I thank you very much for your offer as to the portrait[.] I shall certainly bring it [p. 5] along when I visit Paris. If you see a figure clanking along the passage towards your house clad in armour you may know that I am that figure.
Yes, I have kept track of the Du Maurier business.
I got the list of prices and have marked them (the lithos.) at your figures. If there is anything else to be done by me to please you, short of jumping off the dock, command me.
You see I know where to [p. 6] stop, so am not so mad as you would have me.
Many a time I think of the quiet garden at 110, in the midst of the hurly burly here, and wish I was transported across by merely rubbing a lamp - but I must finish and not think of walking up & down there with the ladies. I heard, but know nothing of its' truth that T. Whistler refused $10,000 for the "White Girl" but I am inclined to doubt the yarn. I will find out however.
No, I don't Complain about the people I have educated buying Whistlers abroad, if he buys fine [p. 7] ones. By no means, I am glad, but when a man is offered "Westminster Bridge" and refuses it to buy what you call "wreckage", then I get disgusted. There are other Cases of foreign glamour, but this is Enough.
I must close, with compliments of the Season to all, believe me, notwithstanding hard knocks,
E. G. Kennedy.
2. your letter
5. Queen Boadicea
Boadicea (ca 30-60), Queen of the Iceni tribe of East Anglia.
7. [p. 5]
Printed address header is repeated at top of p. 5 (as on p. 1).
8. Du Maurier
George Louis Palmella Busson Du Maurier (1834-1896), author and caricaturist [more]. JW had objected to a libellous character (Joe Sibley, the 'Idle Apprentice') in Du Maurier, George, 'Trilby,' Harper's New Monthly Magazine, serialised, begun 1 January 1894; reprinted (expunged) as Trilby: A Novel, New York, 1894; regular ed., London and New York, 1895.

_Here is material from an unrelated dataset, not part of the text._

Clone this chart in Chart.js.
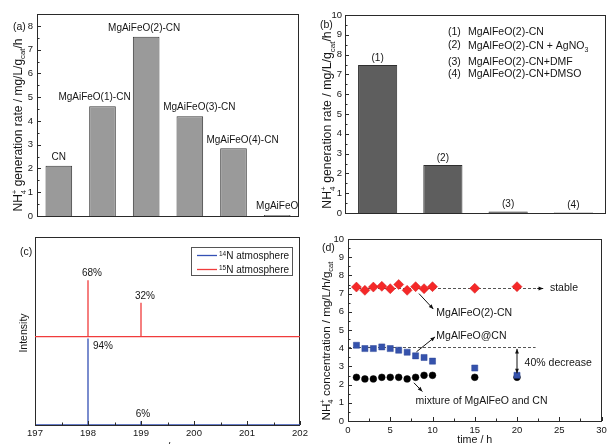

110, Rue du Bac, Paris - JW's house.
Presumably a reference to Beatrix Whistler (1857-1896), née Beatrice Philip, artist [more]; Frances Philip (1824-1917), née Black, JW's mother-in-law [more]; and Ethel Whibley (1861-1920), née Philip, JW's sister-in-law [more].
11. T. Whistler
Thomas Whistler, a relation of JW.
13. Westminster Bridge
Alfred Atmore Pope (1842-1913), manufacturer and collector [more], had refused to buy The Last of Old Westminster (YMSM 39) (although he bought it in 1898) and instead bought The Selsey Shore (YMSM 200), a picture which JW refused to sign for him, asserting that it was not fit to be signed.